The connection to Ohio buckeye candy is particularly fitting. Both treats share the same essential combination of peanut butter, powdered sugar, butter, and chocolate. The key difference in the lunch lady bar version is the addition of crushed graham crackers, which introduces a slightly different texture — less purely candy-like, with occasional crunchier bits that add a pleasant contrast to the smooth, creamy filling. It is a small but meaningful distinction that gives these bars their own distinct identity rather than simply being a flat version of a buckeye.
Why You Should Crush Your Own Graham Crackers
One of the most important tips for making these bars properly is to crush your own graham crackers rather than buying pre-ground crumbs from the store. This might seem like an unnecessary extra step, but the difference in texture is genuinely significant. Pre-ground crumbs are uniformly fine and powdery, which produces a filling that is smooth but somewhat one-dimensional. Crushing whole graham cracker sheets yourself — sealed in a zip-top bag and rolled over firmly with a rolling pin — gives you a mixture of fine crumbs and slightly larger irregular pieces. Those larger pieces create pockets of crunch throughout the filling that make each bite more interesting and satisfying.
When measuring the crushed crumbs, it is important to pack them firmly into the measuring cup and level off the top rather than simply pouring and leveling. Loosely measured crumbs can result in significantly less than the recipe requires, which will affect the texture and structure of the finished bars. A kitchen scale is the most reliable approach if you have one available.
Building the Layers
The filling comes together quickly in a single bowl. Melted butter, powdered sugar, vanilla extract, peanut butter, and the crushed graham cracker crumbs are stirred together until fully combined into a dense, cohesive mixture. Pressing it into an even layer in a foil-lined pan is made considerably easier by placing a sheet of plastic wrap directly on the surface of the filling before pressing — this prevents the mixture from sticking to your hands and allows you to apply firm, even pressure across the entire surface.

The chocolate topping is equally straightforward. Semisweet chocolate chips, a small amount of peanut butter, and a final tablespoon of butter are melted together in the microwave in short intervals, stirring between each one to prevent scorching, until the mixture is completely smooth and glossy. The peanut butter in the chocolate layer serves two purposes — it adds flavor continuity with the filling below and helps the chocolate set to a slightly softer, more yielding consistency that makes the bars easier to bite through cleanly after chilling.
Chopped salted peanuts scattered over the chocolate while it is still wet add crunch and a visual appeal that makes the finished bars look as good as they taste. A pinch of flaky sea salt sprinkled over the top just before serving is the grown-up flourish that elevates the entire experience — the contrast of salt against the sweet chocolate and peanut butter is genuinely extraordinary and highly recommended.

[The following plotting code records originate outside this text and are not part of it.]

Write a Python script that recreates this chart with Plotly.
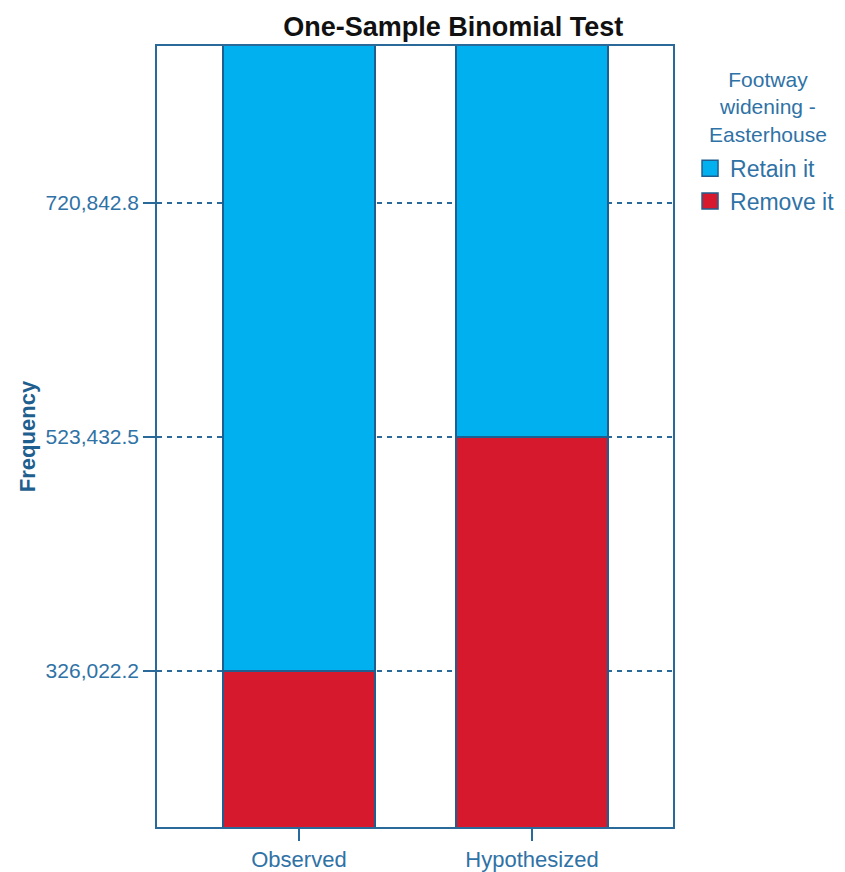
import plotly.graph_objects as go

categories = ["Observed", "Hypothesized"]
retain_values = [720842.8, 523432.5]
remove_values = [326022.2, 523432.5]
tick_values = [326022.2, 523432.5, 720842.8]
tick_labels = ["326,022.2", "523,432.5", "720,842.8"]
series_names = ["Retain it", "Remove it"]
series_colors = ["#00b0ef", "#d7192d"]
legend_title = "Footway<br>widening -<br>Easterhouse"

line_col = "#2a6a9a"
text_col = "#2f72a6"
edge_col = "#1f5f8f"

fig = go.Figure()
fig.add_trace(go.Bar(x=categories, y=remove_values, name=series_names[1],
                     marker=dict(color=series_colors[1], line=dict(color=edge_col, width=1.2)),
                     width=0.652, showlegend=False))
fig.add_trace(go.Bar(x=categories, y=retain_values, name=series_names[0],
                     marker=dict(color=series_colors[0], line=dict(color=edge_col, width=1.2)),
                     width=0.652, showlegend=False))
# legend entries with large square swatches
for name, col in zip(series_names, series_colors):
    fig.add_trace(go.Scatter(x=[None], y=[None], mode="markers", name=name,
                             marker=dict(symbol="square", size=16, color=col,
                                         line=dict(color=edge_col, width=1.5))))

# legend title
fig.add_annotation(text=legend_title, xref="paper", yref="paper", x=1.184, y=0.9225,
                   xanchor="center", yanchor="middle", align="center", showarrow=False,
                   font=dict(size=21, color=text_col))

fig.update_layout(
    barmode="stack",
    width=845, height=872,
    margin=dict(l=149, r=180, t=38, b=53, autoexpand=False),
    plot_bgcolor="white", paper_bgcolor="white",
    font=dict(family="Liberation Sans, Arial, sans-serif", color=text_col, size=21),
    title=dict(text="<b>One-Sample Binomial Test</b>", x=0.574, xref="paper", xanchor="center",
               y=0.979, yref="container", yanchor="middle",
               font=dict(family="Liberation Sans, Arial", size=27, color="#111111")),
    legend=dict(
        x=1.033, xanchor="left", y=0.871, yanchor="top",
        font=dict(size=23, color=text_col),
        itemsizing="trace",
        itemwidth=30,
        traceorder="normal",
        bgcolor="rgba(0,0,0,0)",
    ),
    showlegend=True,
)
fig.update_xaxes(range=[-0.609, 1.605], showline=True, linecolor=line_col, linewidth=1.5,
                 mirror=True, ticks="outside", ticklen=12, tickcolor=line_col, tickwidth=1.5,
                 showgrid=False, automargin=False, tickfont=dict(size=22, color=text_col))
fig.update_yaxes(range=[194421, 853288], showline=True, linecolor=line_col, linewidth=1.5,
                 mirror=True, ticks="outside", ticklen=12, tickcolor=line_col, tickwidth=1.5,
                 tickvals=tick_values, ticktext=tick_labels,
                 showgrid=True, gridcolor=line_col, griddash="5px,5px", gridwidth=1.5,
                 zeroline=False, automargin=False, tickfont=dict(size=21, color=text_col),
                 title=dict(text="<b>Frequency</b>", font=dict(size=22, color=edge_col), standoff=4))

fig.write_html("out.html")
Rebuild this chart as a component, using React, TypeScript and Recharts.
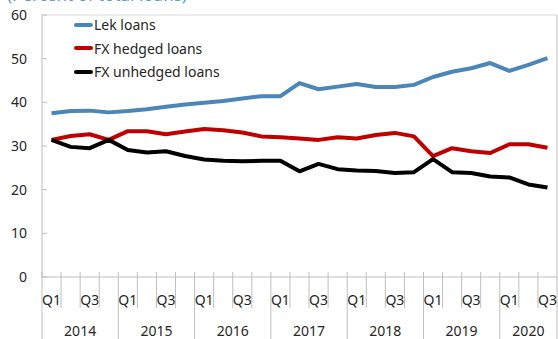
import { LineChart, Line, XAxis, YAxis, Legend, Customized } from 'recharts';

// Chart geometry (fixed size)
const W = 558;
const H = 339;
const PLOT_LEFT = 42;
const PLOT_RIGHT = 557;
const PLOT_TOP = 15;
const PLOT_BOTTOM = 277;
const FONT = '"Noto Sans", "Open Sans", sans-serif';
const TEXT = '#262626';
const AXIS = '#BFBFBF';

const years = ['2014', '2015', '2016', '2017', '2018', '2019', '2020'];
const quarterNames = ['Q1', 'Q2', 'Q3', 'Q4'];
const shownQuarters = ['Q1', 'Q3'];
const lastYearQuarters = 3;

const lekLoans = [
  37.5, 38.0, 38.1, 37.7, 38.0, 38.4, 39.0, 39.5, 39.9, 40.3, 40.9, 41.4, 41.4, 44.4,
  43.0, 43.6, 44.2, 43.5, 43.5, 44.0, 45.8, 47.0, 47.8, 49.0, 47.2, 48.6, 50.1,
];
const fxHedged = [
  31.4, 32.3, 32.7, 31.4, 33.4, 33.4, 32.7, 33.3, 33.9, 33.6, 33.1, 32.2, 32.0, 31.7,
  31.4, 32.0, 31.7, 32.5, 33.0, 32.2, 27.7, 29.5, 28.8, 28.4, 30.4, 30.4, 29.6,
];
const fxUnhedged = [
  31.4, 29.8, 29.5, 31.4, 29.1, 28.5, 28.8, 27.7, 26.9, 26.6, 26.5, 26.6, 26.6, 24.2,
  25.9, 24.7, 24.4, 24.3, 23.8, 24.0, 27.0, 24.0, 23.8, 23.0, 22.8, 21.2, 20.5,
];
const yTicks = [0, 10, 20, 30, 40, 50, 60];

const series = [
  { key: 'lek', name: 'Lek loans', color: '#4A86B8', values: lekLoans },
  { key: 'hedged', name: 'FX hedged loans', color: '#C00000', values: fxHedged },
  { key: 'unhedged', name: 'FX unhedged loans', color: '#000000', values: fxUnhedged },
];

const data = years.flatMap((year, yi) => {
  const n = yi === years.length - 1 ? lastYearQuarters : quarterNames.length;
  return quarterNames.slice(0, n).map((q) => ({ year, quarter: q, key: `${year}-${q}` }));
}).map((row, i) => ({
  ...row,
  lek: lekLoans[i],
  hedged: fxHedged[i],
  unhedged: fxUnhedged[i],
}));

const band = (PLOT_RIGHT - PLOT_LEFT) / data.length;

function XTick(props: any) {
  const { x, index } = props;
  const row = data[index];
  if (!row) return null;
  const lx = x - band / 2;
  const isFirstQuarter = row.quarter === 'Q1';
  const isLast = index === data.length - 1;
  const inYear = data.filter((d) => d.year === row.year).length;
  return (
    <g>
      <line x1={lx} x2={lx} y1={PLOT_BOTTOM - 5} y2={isFirstQuarter ? H : PLOT_BOTTOM + 31} stroke={AXIS} />
      {isLast && <line x1={x + band / 2} x2={x + band / 2} y1={PLOT_TOP} y2={H} stroke={AXIS} />}
      {shownQuarters.includes(row.quarter) && (
        <text x={x} y={305} textAnchor="middle" fontSize={14} fill={TEXT} fontFamily={FONT}>
          {row.quarter}
        </text>
      )}
      {isFirstQuarter && (
        <text x={lx + (band * inYear) / 2} y={336} textAnchor="middle" fontSize={14} fill={TEXT} fontFamily={FONT}>
          {row.year}
        </text>
      )}
    </g>
  );
}

function YTick(props: any) {
  const { y, payload } = props;
  return (
    <g>
      <line x1={PLOT_LEFT} x2={PLOT_LEFT + 5} y1={y} y2={y} stroke={AXIS} />
      <text x={27} y={y} dy="0.35em" textAnchor="end" fontSize={14} fill={TEXT} fontFamily={FONT}>
        {payload.value}
      </text>
    </g>
  );
}

function LegendBox() {
  return (
    <div style={{ fontFamily: FONT, fontSize: 14, color: TEXT, lineHeight: '23.5px' }}>
      {series.map((s) => (
        <div key={s.key} style={{ display: 'flex', alignItems: 'center', height: 23.5 }}>
          <span style={{ display: 'inline-block', width: 19, height: 4, background: s.color, borderRadius: 2, marginRight: 1 }} />
          <span>{s.name}</span>
        </div>
      ))}
    </div>
  );
}

function Frame() {
  return (
    <g>
      <line x1={PLOT_LEFT} x2={PLOT_RIGHT} y1={PLOT_TOP} y2={PLOT_TOP} stroke="#D9D9D9" />
      <text x={7} y={1} fontSize={17} fill="#5B9BD5" fontFamily={FONT}>
        (Percent of total loans)
      </text>
    </g>
  );
}

export default function App() {
  return (
    <div style={{ position: 'fixed', left: 0, top: 0, width: W, height: H, background: '#fff' }}>
      <LineChart width={W} height={H} data={data} margin={{ top: PLOT_TOP, right: W - PLOT_RIGHT, bottom: 0, left: 0 }}>
        <XAxis
          dataKey="key"
          height={H - PLOT_BOTTOM}
          interval={0}
          padding={{ left: band / 2, right: band / 2 }}
          tickLine={false}
          axisLine={{ stroke: AXIS }}
          tick={<XTick />}
        />
        <YAxis
          domain={[0, 60]}
          ticks={yTicks}
          width={PLOT_LEFT}
          tickLine={false}
          axisLine={{ stroke: AXIS }}
          tick={<YTick />}
        />
        <Customized component={Frame} />
        <Legend
          layout="vertical"
          align="center"
          verticalAlign="middle"
          wrapperStyle={{ position: 'absolute', left: 74, top: 13, width: 200 }}
          content={<LegendBox />}
        />
        {series.map((s) => (
          <Line
            key={s.key}
            dataKey={s.key}
            name={s.name}
            stroke={s.color}
            strokeWidth={4}
            dot={false}
            type="linear"
            strokeLinejoin="round"
            isAnimationActive={false}
          />
        ))}
      </LineChart>
    </div>
  );
}
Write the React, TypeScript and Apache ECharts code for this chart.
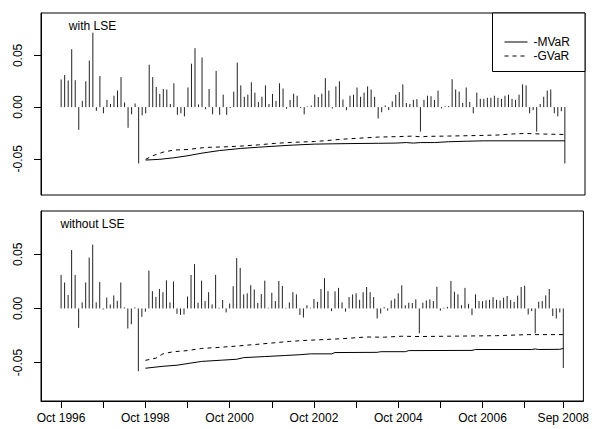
import React, { useEffect, useRef } from "react";
import * as echarts from "echarts";

// Monthly returns, Oct 1996 (index 0) .. Sep 2008 (index 143)
const withLSE: number[] = [
  0.0267, 0.031, 0.0257, 0.056, 0.026, -0.022, 0.006, 0.025, 0.045, 0.072,
  -0.0036, 0.03, -0.006, 0.007, 0.003, 0.011, 0.016, 0.029, 0.0045, -0.02,
  -0.007, 0.0035, -0.0546, -0.008, -0.006, 0.041, 0.029, 0.0195, 0.0127, 0.0175,
  0.017, 0.003, 0.023, -0.0075, -0.006, -0.009, 0.019, 0.042, 0.057, 0.0026,
  0.048, -0.002, 0.0175, -0.007, 0.035, -0.0075, 0.012, -0.0075, -0.001, 0.015,
  0.043, 0.021, 0.01, 0.012, 0.024, 0.014, 0.005, 0.01, 0.021, 0.003,
  0.0127, 0.006, 0.023, 0.018, -0.0016, 0.007, 0.013, 0.011, -0.001, -0.007,
  0.0006, 0.0016, 0.012, 0.0097, 0.013, 0.028, 0.016, -0.0013, 0.02, 0.025,
  0.0074, -0.003, 0.011, 0.012, 0.019, 0.01, 0.014, 0.02, 0.017, 0.01,
  -0.011, -0.005, 0.0016, -0.003, 0.0055, 0.012, 0.0145, 0.022, 0.004, 0.003,
  0.007, 0.0077, -0.0237, 0.007, 0.011, 0.0106, 0.007, 0.016, -0.0013, 0.0006,
  0.001, 0.027, 0.017, 0.015, 0.004, 0.019, 0.005, -0.006, 0.014, 0.008,
  0.008, 0.009, 0.009, 0.011, 0.009, 0.008, 0.011, 0.012, 0.008, 0.007,
  0.012, 0.022, 0.021, -0.006, -0.003, -0.0237, 0.003, 0.01, 0.016, 0.017,
  -0.006, -0.009, -0.004, -0.0546,
];

const withoutLSE: number[] = [
  0.031, 0.024, 0.0124, 0.054, 0.031, -0.018, 0.0056, 0.024, 0.047, 0.059,
  0.0056, 0.0245, -0.001, 0.01, 0.0037, 0.012, 0.007, 0.024, 0.001, -0.0186,
  -0.0146, 0.001, -0.058, -0.0078, -0.003, 0.035, 0.016, 0.0105, 0.018, 0.015,
  0.026, 0.0056, 0.025, -0.005, -0.006, -0.0056, 0.011, 0.031, 0.041, 0.0053,
  0.0257, 0.0068, 0.015, 0.0037, 0.031, 0.0006, 0.0078, -0.0037, 0.0045, 0.0205,
  0.0465, 0.0375, 0.013, 0.014, 0.0215, 0.0175, 0.005, 0.0133, 0.0257, 0.0006,
  0.0145, 0.0068, 0.0254, 0.0208, 0.0006, 0.0056, 0.015, 0.013, -0.006, -0.0084,
  0.003, 0.0006, 0.0087, 0.0062, 0.018, 0.028, 0.016, -0.0025, 0.0158, 0.019,
  0.0056, -0.003, 0.0105, 0.013, 0.014, 0.008, 0.015, 0.0198, 0.015, 0.0105,
  -0.0093, -0.0047, 0.0012, -0.002, 0.0074, 0.009, 0.014, 0.0214, 0.0028, 0.0053,
  0.005, 0.0084, -0.023, 0.0053, 0.0074, 0.0084, 0.0068, 0.02, -0.002, 0.0006,
  0.0015, 0.0255, 0.0155, 0.013, 0.003, 0.019, 0.0043, -0.0062, 0.013, 0.0068,
  0.0068, 0.0074, 0.008, 0.0105, 0.008, 0.0074, 0.0099, 0.0115, 0.0077, 0.006,
  0.0118, 0.0198, 0.021, -0.0056, -0.0025, -0.023, 0.0062, 0.0068, 0.012, 0.018,
  -0.0071, -0.0093, -0.0037, -0.055,
];

// [month index, value]
const withLSE_MVaR: [number, number][] = [
  [24, -0.0512], [28, -0.0505], [32, -0.049], [36, -0.047], [40, -0.0445],
  [45, -0.042], [51, -0.04], [56, -0.0388], [61, -0.0377], [66, -0.0367],
  [72, -0.0358], [77, -0.0355], [84, -0.0352], [90, -0.035], [95, -0.0348],
  [98, -0.0343], [100, -0.0348], [102, -0.0343], [106, -0.0343], [110, -0.0335],
  [115, -0.033], [120, -0.0326], [143, -0.0326],
];
const withLSE_GVaR: [number, number][] = [
  [24, -0.0505], [26, -0.047], [29, -0.0435], [32, -0.0415], [36, -0.041],
  [41, -0.039], [46, -0.0385], [51, -0.0377], [56, -0.0365], [61, -0.035],
  [66, -0.034], [72, -0.0333], [80, -0.031], [90, -0.029], [96, -0.0285],
  [100, -0.028], [102, -0.0288], [104, -0.0283], [110, -0.028], [118, -0.0275],
  [124, -0.027], [128, -0.026], [132, -0.0255], [136, -0.026], [143, -0.0265],
];
const withoutLSE_MVaR: [number, number][] = [
  [24, -0.0553], [29, -0.0535], [33, -0.0525], [37, -0.0505], [40, -0.049],
  [46, -0.0478], [50, -0.047], [52, -0.0455], [58, -0.0445], [64, -0.0435],
  [68, -0.0428], [71, -0.042], [77, -0.042], [78, -0.0408], [90, -0.0406],
  [91, -0.04], [98, -0.04], [99, -0.039], [117, -0.0388], [118, -0.038],
  [134, -0.038], [135, -0.0375], [136, -0.038], [142, -0.0378], [143, -0.037],
];
const withoutLSE_GVaR: [number, number][] = [
  [24, -0.048], [27, -0.046], [29, -0.042], [32, -0.04], [36, -0.039],
  [40, -0.037], [45, -0.036], [50, -0.0348], [55, -0.0334], [60, -0.032],
  [65, -0.0305], [70, -0.0295], [80, -0.028], [87, -0.0264], [92, -0.0266],
  [97, -0.0257], [102, -0.026], [110, -0.0257], [124, -0.0252], [133, -0.0242],
  [143, -0.0242],
];

const panelTitles = ["with LSE", "without LSE"];
const legendNames = ["-MVaR", "-GVaR"];
const yTicks = [-0.05, 0, 0.05];
const xTickMonths = [0, 12, 24, 36, 48, 60, 72, 84, 96, 108, 120, 132, 143];
const xLabelMonths = [0, 24, 48, 72, 96, 120, 143];
const xLabels = ["Oct 1996", "Oct 1998", "Oct 2000", "Oct 2002", "Oct 2004", "Oct 2006", "Sep 2008"];

const FONT = "Liberation Sans, Arial, Helvetica, sans-serif";

export default function App() {
  const ref = useRef<HTMLDivElement>(null);
  useEffect(() => {
    document.body.style.margin = "0";
    const chart = echarts.init(ref.current!, null, { renderer: "svg" });
    const nMonths = withLSE.length;
    const pad = (nMonths - 1) * 0.04;
    const xMin = -pad;
    const xMax = nMonths - 1 + pad;

    const spikes = (vals: number[], idx: number) => ({
      type: "custom",
      xAxisIndex: idx,
      yAxisIndex: idx,
      silent: true,
      data: vals.map((v, i) => [i, v]),
      renderItem: (params: any, api: any) => {
        const x = api.value(0);
        const v = api.value(1);
        const p0 = api.coord([x, 0]);
        const p1 = api.coord([x, v]);
        return {
          type: "line",
          shape: { x1: p0[0], y1: p0[1], x2: p1[0], y2: p1[1] },
          style: { stroke: "#222", lineWidth: 1 },
        };
      },
      z: 2,
    });
    const line = (name: string, data: [number, number][], idx: number, dashed: boolean) => ({
      type: "line",
      name,
      xAxisIndex: idx,
      yAxisIndex: idx,
      data,
      symbol: "none",
      silent: true,
      lineStyle: { color: "#000", width: 1, type: dashed ? [4, 4] : "solid" },
      itemStyle: { color: "#000" },
      z: 3,
    });

    const yAxis = (idx: number, min: number, max: number) => ({
      type: "value",
      gridIndex: idx,
      min,
      max,
      splitLine: { show: false },
      axisLine: { show: true, onZero: false, lineStyle: { color: "#000", width: 1 } },
      axisTick: { show: true, inside: false, length: 7, lineStyle: { color: "#000" }, customValues: yTicks },
      axisLabel: {
        show: true,
        rotate: 90,
        margin: 17,
        fontSize: 12,
        fontFamily: FONT,
        color: "#000",
        customValues: yTicks,
        formatter: (v: number) => v.toFixed(2),
      },
    });

    chart.setOption({
      animation: false,
      backgroundColor: "#fff",
      grid: [
        { left: 41, top: 13, width: 544, height: 182, show: true, borderColor: "#000", borderWidth: 1, backgroundColor: "transparent" },
        { left: 41, top: 211, width: 544, height: 190, show: true, borderColor: "#000", borderWidth: 1, backgroundColor: "transparent" },
      ],
      xAxis: [
        {
          type: "value", gridIndex: 0, min: xMin, max: xMax,
          splitLine: { show: false }, axisLine: { show: false }, axisTick: { show: false }, axisLabel: { show: false },
        },
        {
          type: "value", gridIndex: 1, min: xMin, max: xMax,
          position: "bottom",
          splitLine: { show: false },
          axisLine: { show: true, onZero: false, lineStyle: { color: "#000", width: 1 } },
          axisTick: { show: true, inside: false, length: 7, lineStyle: { color: "#000" }, customValues: xTickMonths },
          axisLabel: {
            show: true, margin: 11, fontSize: 12, fontFamily: FONT, color: "#000",
            customValues: xLabelMonths,
            formatter: (v: number) => {
              const k = xLabelMonths.indexOf(Math.round(v));
              return k >= 0 ? xLabels[k] : "";
            },
          },
        },
      ],
      yAxis: [yAxis(0, -0.085, 0.091), yAxis(1, -0.0856, 0.0901)],
      legend: {
        show: true,
        z: 20,
        data: legendNames,
        orient: "vertical",
        left: 504,
        top: 36,
        padding: 0,
        itemGap: 2,
        itemWidth: 23,
        itemHeight: 14,
        selectedMode: false,
        itemStyle: { opacity: 0 },
        lineStyle: { width: 1 },
        textStyle: { fontSize: 12, fontFamily: FONT, color: "#000", padding: [0, 0, 0, 1] },
      },
      graphic: [
        {
          type: "rect",
          shape: { x: 492.5, y: 13, width: 92.5, height: 58.5 },
          style: { fill: "#fff", stroke: "#000", lineWidth: 1 },
          z: 1,
          silent: true,
        },
        {
          type: "text",
          x: 92.5, y: 26,
          style: { text: panelTitles[0], fontSize: 12, fontFamily: FONT, fill: "#000", align: "center", verticalAlign: "middle" },
          z: 10,
        },
        {
          type: "text",
          x: 92.5, y: 224,
          style: { text: panelTitles[1], fontSize: 12, fontFamily: FONT, fill: "#000", align: "center", verticalAlign: "middle" },
          z: 10,
        },
      ],
      series: [
        spikes(withLSE, 0),
        line(legendNames[0], withLSE_MVaR, 0, false),
        line(legendNames[1], withLSE_GVaR, 0, true),
        spikes(withoutLSE, 1),
        line(legendNames[0], withoutLSE_MVaR, 1, false),
        line(legendNames[1], withoutLSE_GVaR, 1, true),
      ],
    });
    return () => chart.dispose();
  }, []);
  return <div ref={ref} style={{ width: 592, height: 429 }} />;
}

Slicing for Clean, Beautiful Bars
After an hour in the refrigerator, the bars are fully set and ready to cut. Using the foil overhang as a sling to lift the entire slab out of the pan makes slicing much cleaner and easier than trying to cut directly in the pan. A large chef’s knife warmed under hot running water and dried thoroughly between each cut produces sharp, clean edges without dragging through the chocolate layer or crumbling the filling. Taking the extra thirty seconds to wipe and rewarm the knife between cuts makes a noticeable difference in how professional and polished the finished bars look.
Ingredients
6 ounces of graham cracker sheets (12 to 13 sheets), 11 tablespoons unsalted butter divided (156g), 1 and 1/2 cups powdered sugar (170g), 1 teaspoon vanilla extract, 3/4 cup plus 2 tablespoons creamy peanut butter divided, 1 and 1/4 cups semisweet chocolate chips (212g), and chopped salted peanuts and flaky sea salt for garnish if desired.
Instructions
Seal the graham cracker sheets in a large zip-top bag and crush them firmly with a rolling pin until you have approximately 1 and 1/3 packed cups of crumbs with varied texture. Melt 10 tablespoons of the butter in a large microwave-safe bowl using 15 to 30-second intervals, stirring between each, until fully melted. Stir in the powdered sugar, vanilla extract, 3/4 cup of peanut butter, and all of the graham cracker crumbs until well combined. Line an 8×8-inch baking pan with aluminum foil leaving a one-inch overhang on all sides. Spoon the filling into the pan, cover with plastic wrap, and press firmly into an even layer. Discard the plastic wrap.
In a separate microwave-safe bowl, melt the chocolate chips with the remaining 2 tablespoons of peanut butter and the remaining 1 tablespoon of butter in the same interval method until completely smooth. Spread the chocolate mixture evenly over the filling and scatter chopped peanuts over the top if using. Chill uncovered for one hour until fully set. Lift the slab from the pan using the foil overhang and slice into 16 bars using a warm, dry knife, wiping clean between cuts. Add flaky sea salt just before serving if desired.
Store in an airtight container in the refrigerator for up to one week, placing sheets of waxed paper between layers to prevent sticking.